I stopped reading Ars Technica when I reached the last 5 words:

The distinction between a program and an API makes intuitive sense to computer programmers who regularly use APIs (and write programs) in their daily work. But it’s far from obvious to Supreme Court justices, all of whom are lawyers over the age of 50.

Source: Google’s Supreme Court faceoff with Oracle was a disaster for Google | Ars Technica

What does age have to do with this? What a stupid thing to write.

Update: I contacted the author of that and he responded that while some older people are tech savvy, most older people just are not tech savvy.

I noted I have a BS in computer science (1980), an MBA (2001), an MS in software engineering (2012, thesis on Android power management), two patents (one from two years ago), and have written a dozen tech books.
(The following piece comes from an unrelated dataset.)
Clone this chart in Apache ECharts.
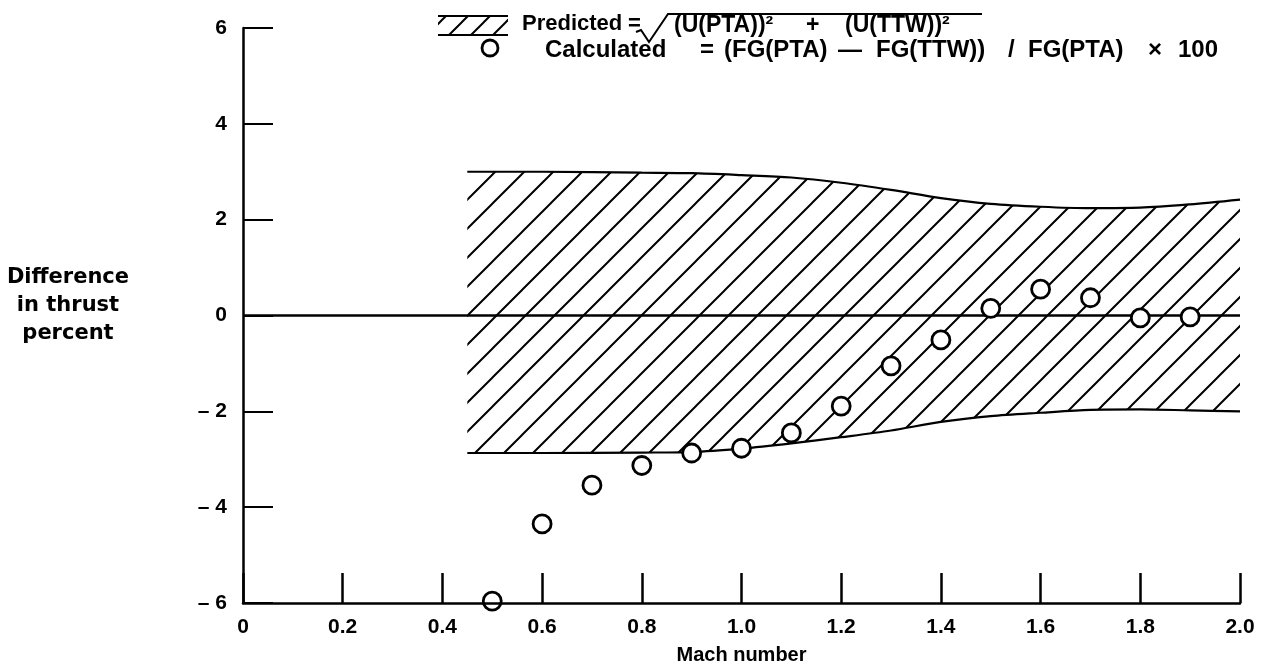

I will not quote his private email directly but suffice to say, he argues that it is appropriate to assume that older people are not tech savvy.

Let’s rewrite that sentence to see the implicit bias of Ars Technica – for example, if written as “But it’s far from obvious…all of whom are lawyers who are women” or “But it’s far from obvious…all of whom are lawyers who are black“.

The bias and illogical argument in the use of age is obvious.

People who define others by group identity are practicing -isms. Using this one reporter as an example, should I write that all reporters are ageist? That is the logic this reporter is attempting to defend, so fair’s fair I suppose: All reporters are ageist, and by implication, racist and sexist too!

I’ve deleted all bookmarks to Ars Technica and will no longer be reading their garbage.